■ Source excerpt ■

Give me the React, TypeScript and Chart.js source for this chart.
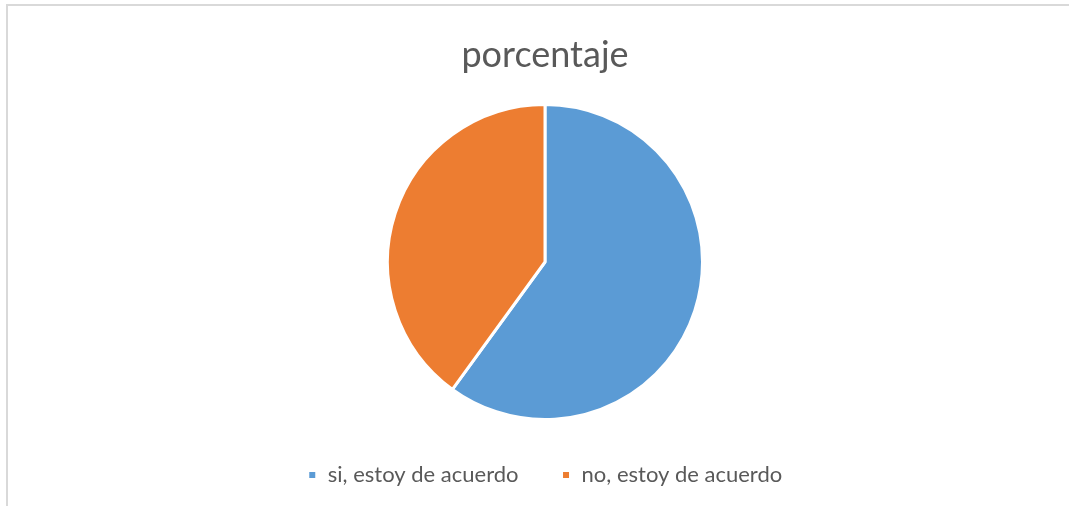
import React, { useEffect, useRef } from "react";
import { Chart, registerables } from "chart.js";

Chart.register(...registerables);

const categories = ["si, estoy de acuerdo", "no, estoy de acuerdo"];
const values = [60, 40];
const colors = ["#5B9BD5", "#ED7D31"];
const chartTitle = "porcentaje";

export default function App() {
  const ref = useRef<HTMLCanvasElement | null>(null);

  useEffect(() => {
    if (!ref.current) return;
    const chart = new Chart(ref.current, {
      type: "pie",
      data: {
        labels: categories,
        datasets: [
          {
            data: values,
            backgroundColor: colors,
            borderColor: "#ffffff",
            borderWidth: 3,
          },
        ],
      },
      options: {
        responsive: false,
        animation: false,
        layout: { padding: { left: 21, right: 0, top: 0, bottom: 10 } },
        plugins: {
          title: {
            display: true,
            text: chartTitle,
            color: "#595959",
            font: { family: "Lato", size: 36, weight: "normal", lineHeight: 1.2 },
            padding: { top: 33.4, bottom: 26.4 },
          },
          legend: {
            display: true,
            position: "bottom",
            labels: {
              color: "#595959",
              font: { family: "Lato", size: 22 },
              boxWidth: 9,
              boxHeight: 9,
              padding: 43,
            },
          },
          tooltip: { enabled: false },
        },
      },
    });
    return () => chart.destroy();
  }, []);

  return (
    <div style={{ position: "fixed", left: 0, top: 0, width: 1069, height: 506, overflow: "hidden", background: "#fff" }}>
      <div
        style={{
          position: "absolute",
          left: 6,
          top: 4,
          width: 1100,
          height: 600,
          border: "2px solid #d9d9d9",
          boxSizing: "border-box",
        }}
      />
      <canvas ref={ref} width={1069} height={506} style={{ position: "absolute", left: 0, top: 0 }} />
    </div>
  );
}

■ Written problem ■
Copy nothing but the lines from the first one in the listing through the line with "const ref = useRef<HTMLCanvasElement", and omit the pictures.

■ Reply to the exercise ■
Give me the React, TypeScript and Chart.js source for this chart.
import React, { useEffect, useRef } from "react";
import { Chart, registerables } from "chart.js";

Chart.register(...registerables);

const categories = ["si, estoy de acuerdo", "no, estoy de acuerdo"];
const values = [60, 40];
const colors = ["#5B9BD5", "#ED7D31"];
const chartTitle = "porcentaje";

export default function App() {
  const ref = useRef<HTMLCanvasElement | null>(null);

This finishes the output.